By the time Hawkeye and Duke have requested a chest-cutter to make their surgical unit function better, they've already begun unraveling what little sense of order had been established at the camp. When the chest cutter, Trapper John McIntyre (Elliott Gould) shows up, the rulebook has been burned and is being re-written in their chaotic image. The film is essentially a series of vignettes strung together to present the American experience in foreign wars in microcosm. Incidents arise and resolve themselves quickly before moving on to the next one, such as the one that finds camp dentist Capt. "Painless Pole" Waldowski wanting to commit suicide after being unable to get it up during a recent sexual encounter. They stage a fake suicide for him, framed as a mockery of The Last Supper, complete with a faithful recreation of Michaelangelo's tableaux vivant that would make the most self-righteous audience member run for the doors, demanding a refund.
The performances are uniformly fantastic, with Sutherland & Gould anchoring the film, but the various supporting characters owning their small moments in the sun from Sally Kellerman's Hot Lips O'Houlihan to Rene Auberjonois' Father "Dago Red" Mulcahy to Roger Bowen's Col. Blake. It's a stellar ensemble that films would try to ape through the ensuing decades to lesser and lesser degrees of success.
Charges of misogyny plagued the film when it was released, but I feel as though it's Altman's refusal to sugarcoat the way military men truly behave (as boys) that makes these charges ridiculous. In much the same way similar charges have been leveled at the work of Brian DePalma, they are rendered absurd because anyone accusing these filmmakers of such charges is missing the point entirely. They take our most primal urges and desires, and actually have the gumption to portray them honestly on screen, falling victim to the very thing they themselves are condemning.

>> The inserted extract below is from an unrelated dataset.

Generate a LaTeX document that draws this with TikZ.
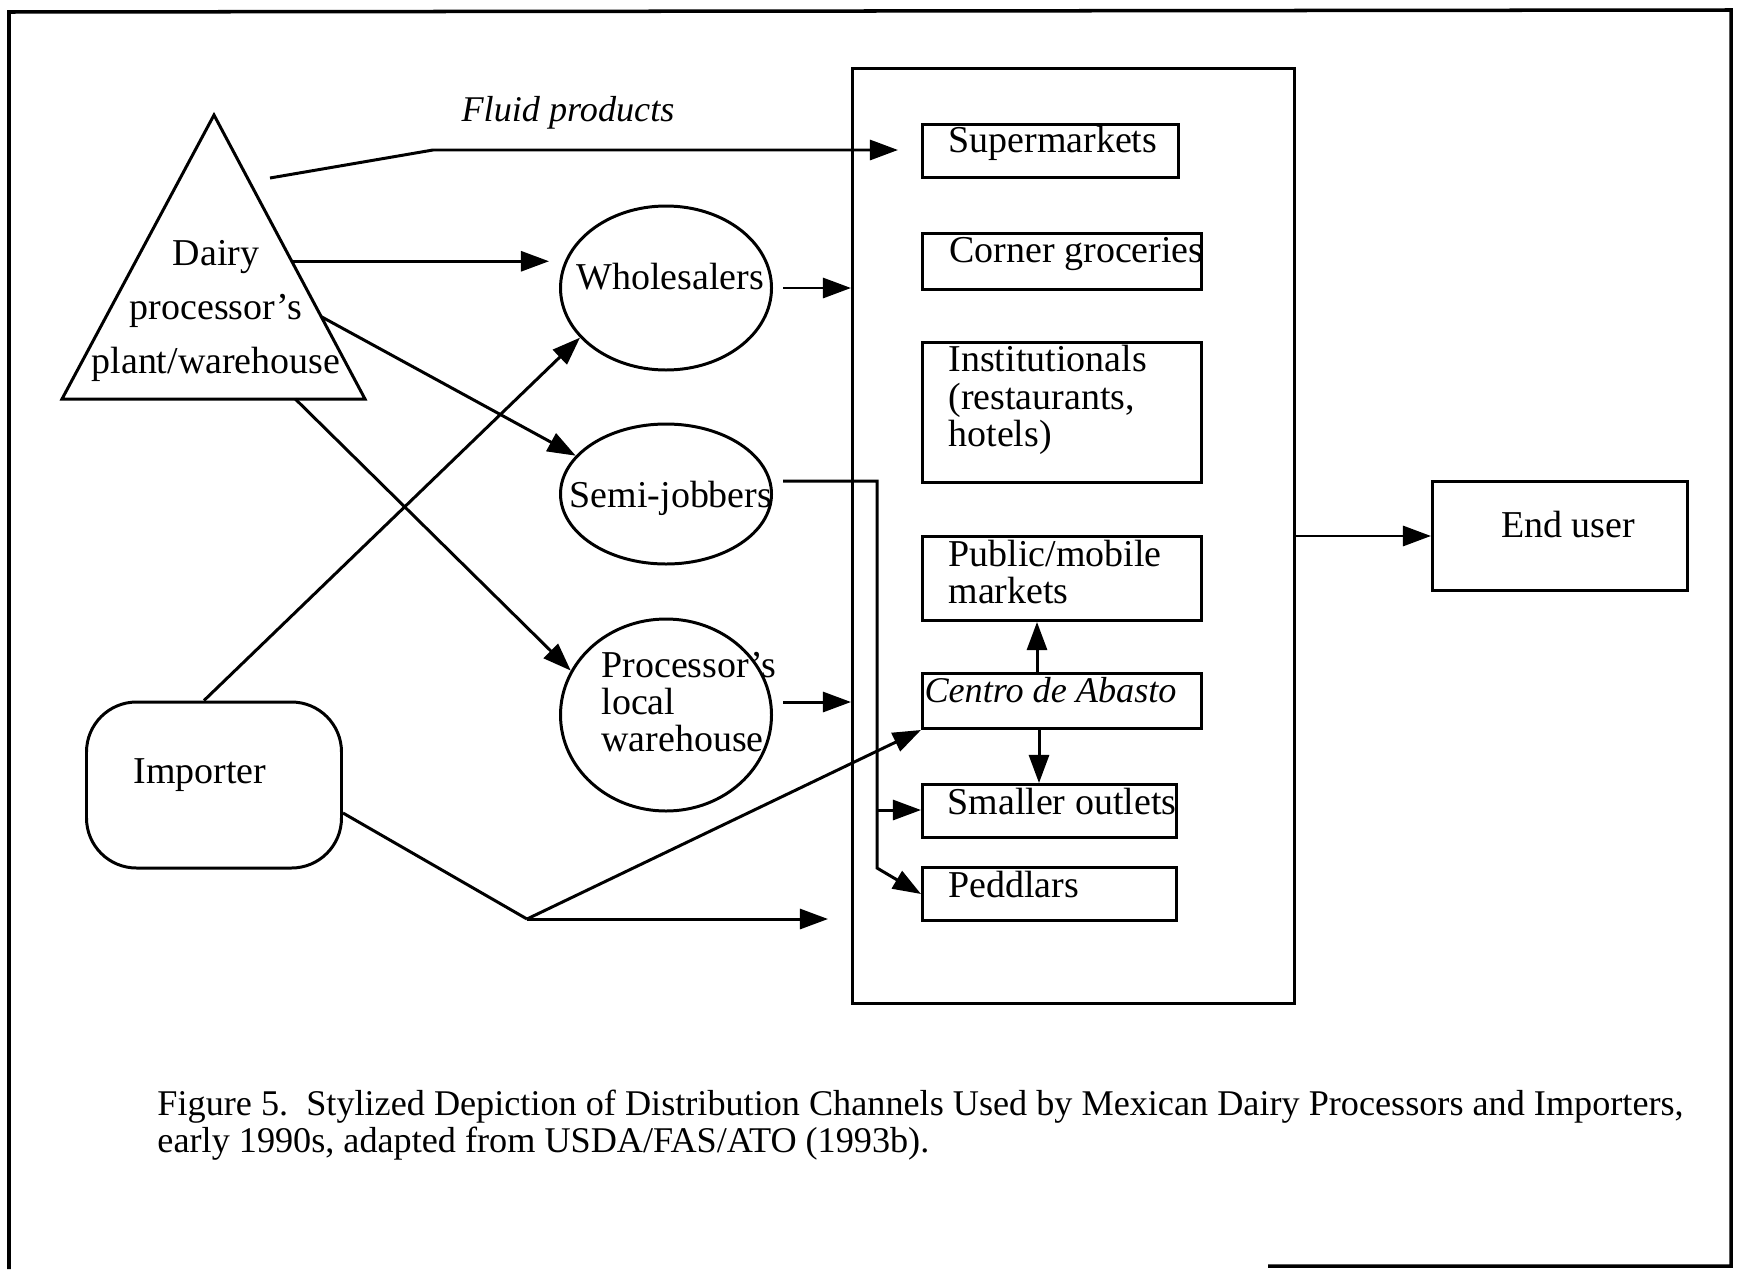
\documentclass[tikz,border=0pt]{standalone}
\usepackage{fontspec}
\setmainfont{Liberation Serif}
\usepackage{tikz}
\usetikzlibrary{shapes.geometric,calc,arrows.meta}
\newcommand{\lw}{0.85pt}
\newcommand{\fsz}{\fontsize{10.8}{10.6}\selectfont}
\newcommand{\fit}{\fontsize{10.3}{10.6}\selectfont\itshape}

\begin{document}
\begin{tikzpicture}[x=0.1mm,y=-0.1mm,line width=\lw,font=\fsz,
  box/.style={draw,rectangle,inner sep=0pt,anchor=north west},
  oval/.style={draw,ellipse,inner sep=0pt},
  txt/.style={inner sep=0pt,align=left},
  arr/.style={-{Triangle[length=8pt,width=5.7pt]}}]
\useasboundingbox (0,0) rectangle (1740,1269);
% outer frame
\draw[line width=1pt] (1268,1266) -- (1731,1266) -- (1731,10) -- (9,12) -- (9,1269);

% dairy plant
\coordinate (ap) at (214,115);
\coordinate (bl) at (62,399);
\coordinate (br) at (365,399);
\draw (ap) -- (br) -- (bl) -- cycle;
\node[txt,align=center,font=\fontsize{10.8}{15.4}\selectfont] (dairy) at (216,311) {Dairy\\processor's\\plant/warehouse};
\node[txt,font=\fit] (fluid) at (568,113) {Fluid products};

% middlemen
\node[oval,minimum width=21.1mm,minimum height=16.4mm] (whole) at (666,288) {};
\node[oval,minimum width=21.1mm,minimum height=14mm] (semi) at (666,494) {};
\node[oval,minimum width=21.1mm,minimum height=19.2mm] (proc) at (666,715) {};
\node[txt] (wholeT) at (670,277) {Wholesalers};
\node[txt] (semiT) at (671,498) {Semi-jobbers};
\node[txt,anchor=west] (procT) at (600,702) {Processor's\\local\\warehouse};

\node[draw,rounded corners=5mm,minimum width=25.5mm,minimum height=16.6mm,inner sep=0pt] (imp) at (214,785) {};
\node[txt] (impT) at (200,775) {Importer};

% retail outlets
\node[box,minimum width=44.2mm,minimum height=93.5mm] (market) at (851,67) {};
\node[box,minimum width=25.6mm,minimum height=5.3mm] (sup) at (921,123) {};
\node[box,minimum width=27.9mm,minimum height=5.6mm] (corner) at (921,232) {};
\node[box,minimum width=27.9mm,minimum height=14mm] (inst) at (921,341) {};
\node[box,minimum width=27.9mm,minimum height=8.4mm] (pub) at (921,535) {};
\node[box,minimum width=27.9mm,minimum height=5.5mm] (cent) at (921,672) {};
\node[box,minimum width=25.4mm,minimum height=5.3mm] (small) at (921,783) {};
\node[box,minimum width=25.4mm,minimum height=5.3mm] (pedd) at (921,866) {};
\node[box,minimum width=25.5mm,minimum height=10.9mm] (enduser) at (1431,480) {};

\node[txt,anchor=west] (supT) at (947,143) {Supermarkets};
\node[txt,anchor=west] (cornerT) at (948,254) {Corner groceries};
\node[txt,anchor=west] (instT) at (947,400) {Institutionals\\(restaurants,\\hotels)};
\node[txt,anchor=west] (pubT) at (947,572) {Public/mobile\\markets};
\node[txt,anchor=west,font=\fit] (centT) at (923,690) {Centro de Abasto};
\node[txt,anchor=west] (smallT) at (946,802) {Smaller outlets};
\node[txt,anchor=west] (peddT) at (947,885) {Peddlars};
\node[txt] (endT) at (1568,525) {End user};

% flows
\coordinate (fl0) at (270,178);
\coordinate (fl1) at (433,150);
\draw[arr,shorten >=2.3mm] (fl0) -- (fl1) -- (fl1 -| sup.west);
\coordinate (d1) at ($(ap)!0.515!(br)$);
\coordinate (d2) at ($(ap)!0.71!(br)$);
\coordinate (d3) at ($(bl)!0.77!(br)$);
\draw[arr,shorten >=1mm] (d1) -- (d1 -| whole.west);
\draw[arr] (d2) -- (semi.157);
\draw[arr] (d3) -- (proc.155);
\draw[arr] ([xshift=-1mm]imp.north) -- (whole.210);

\draw[arr,shorten <=1mm] (whole.east) -- (whole.east -| market.west);
\coordinate (p1) at ([yshift=1.3mm]proc.east);
\draw[arr,shorten <=1mm] (p1) -- (p1 -| market.west);

\coordinate (s0) at ([yshift=1.3mm]semi.east);
\coordinate (sj1) at (877,481);
\coordinate (sj2) at (877,868);
\coordinate (sj3) at (877,810);
\draw[arr,shorten <=1mm] (s0) -- (sj1) -- (sj2) -- (pedd.west);
\draw[arr] (sj3) -- (sj3 -| small.west);

\coordinate (i0) at ([yshift=-2.8mm]imp.east);
\coordinate (i1) at (527,919);
\draw (i0) -- (i1);
\draw[arr,shorten >=2.3mm] (i1) -- (i1 -| market.west);
\draw[arr] (i1) -- (cent.south west);

\draw[arr] ([xshift=-2.5mm]cent.north) -- ([xshift=-2.5mm]pub.south);
\coordinate (c1) at ([xshift=-2.3mm]cent.south);
\draw[arr] (c1) -- (c1 |- small.north);
\draw[arr] (market.east) -- (market.east -| enduser.west);

% caption
\node[txt,anchor=west,font=\fontsize{10.3}{10.5}\selectfont] (cap) at (156,1125) {Figure 5.\ \ Stylized Depiction of Distribution Channels Used by Mexican Dairy Processors and Importers,\\early 1990s, adapted from USDA/FAS/ATO (1993b).};
\end{tikzpicture}
\end{document}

The Academy presented its Best Picture honors that year on Franklin Schaffner's Patton, a film that felt like a relic the moment it was released, but nobody with a brain in their skull would challenge for a moment that M*A*S*H is the more important, more vital and more groundbreaking work that actually went a long way toward rendering films like Patton as obsolete musings of a bygone era.
You could count on two hands the number of times The Academy has "gotten it right" in its 82 year history, and a Best Picture win for M*A*S*H may have actually gone a long way towards rendering it as an unimportant work. Thankfully it didn't and it isn't, and we can look back at M*A*S*H as the game-changer it truly was and continues to be, for as long as dialogue overlaps and as long as the horrors of war are depicted as being just that, M*A*S*H will insert its relevance in the minds of its viewers.